The ongoing cash crunch arising out of the Centre’s decision to demonetise ₹500 and ₹1,000 notes has provided a big opportunity to digital players, including e-commerce and wallet companies, to usher in a behavioural change among online users.

Nearly 70 per cent of current online transactions are based on cash-on-delivery (CoD). This could change soon if the initiatives being driven by the digital players pay off.

Abhay Doshi, Senior Vice-President and Head-Digital Services Platform Business, Flytxt said, “This is the biggest opportunity for start-ups offering mobile wallets, fleet taxis, food ordering services, mobile recharges services, multi brand retails, home services and last mile delivery services. The new move will only compel a larger number of sellers to accept digital money. This is the time when we can engage in new user acquisition and increasing their transaction numbers.”

To cash in on the opportunities, companies such as Snapdeal and Paytm have launched a new mode of payment called “wallet-on-delivery (WoD)”. The service allows users to make the payment only when their package is delivered and simultaneously removes hassles around tendering exact change.
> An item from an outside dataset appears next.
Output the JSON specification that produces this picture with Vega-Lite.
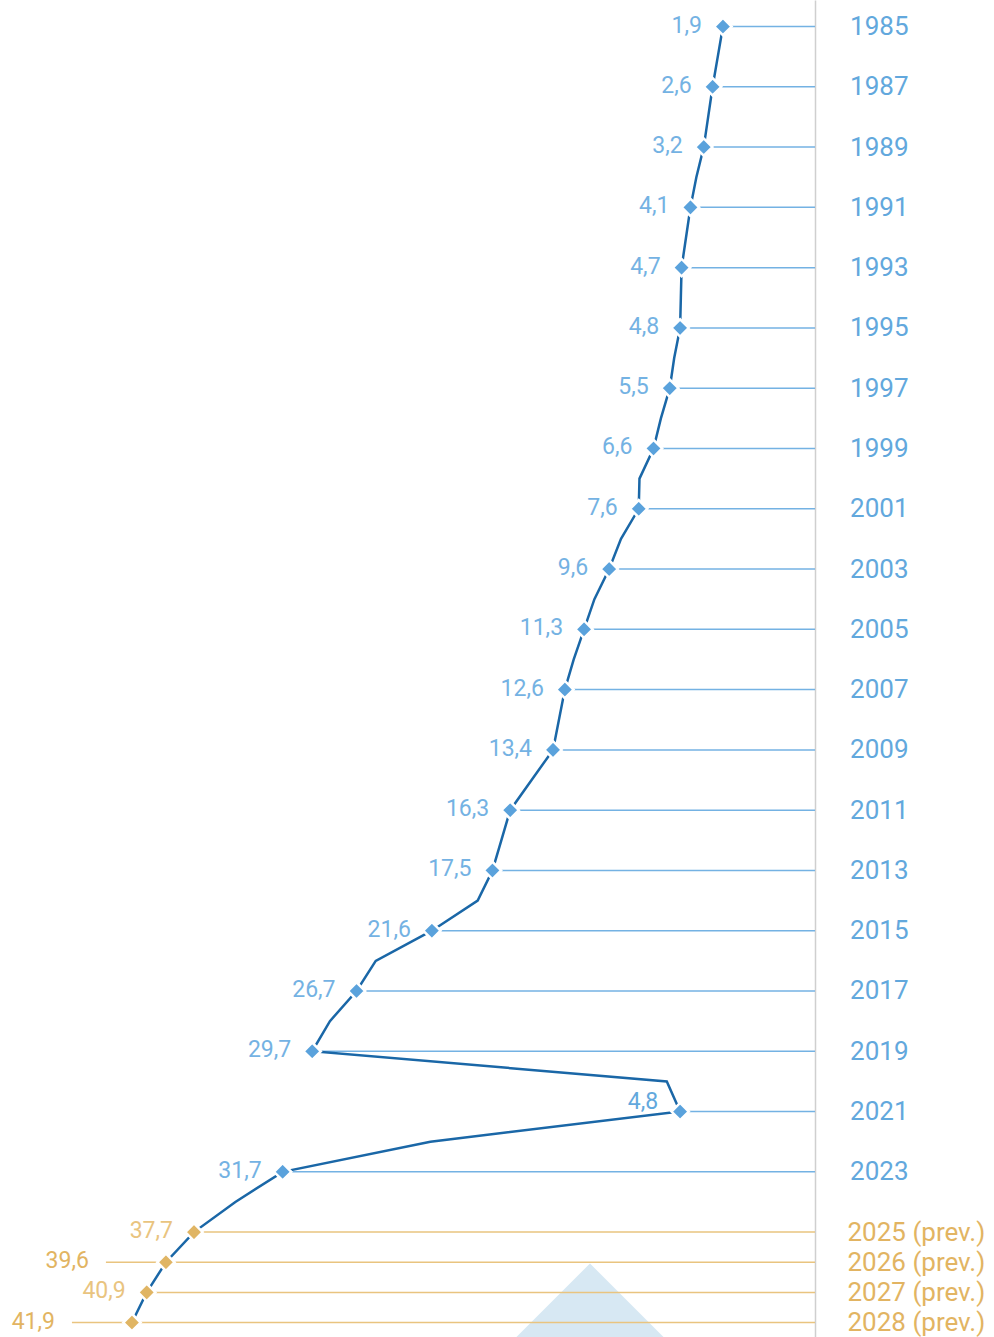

“Goodbye Cash-on-Delivery, We are working with our courier partners to enable Wallet on Delivery, also known as Paytm-on-delivery.” said Paytm’s founder Vijay Shekhar on Twitter.

Mrinal Sinha, COO, MobiKwik, said that within a 50-day period many Indians will change their payments behaviour to move from cash only to a cash-free economy.

But poor penetration of credit cards and lack of good broadband connections could come in the way. As per RBI data, the credit and debit cards put together are at 754 million as of September 30, 2016 as against 625 million in the year-ago period in a country with population at 1.3 billion. WoD also means that people have to download the app and fill in their e-wallets through net-banking, which is a challenge in smaller towns where internet and broadband service is still patchy.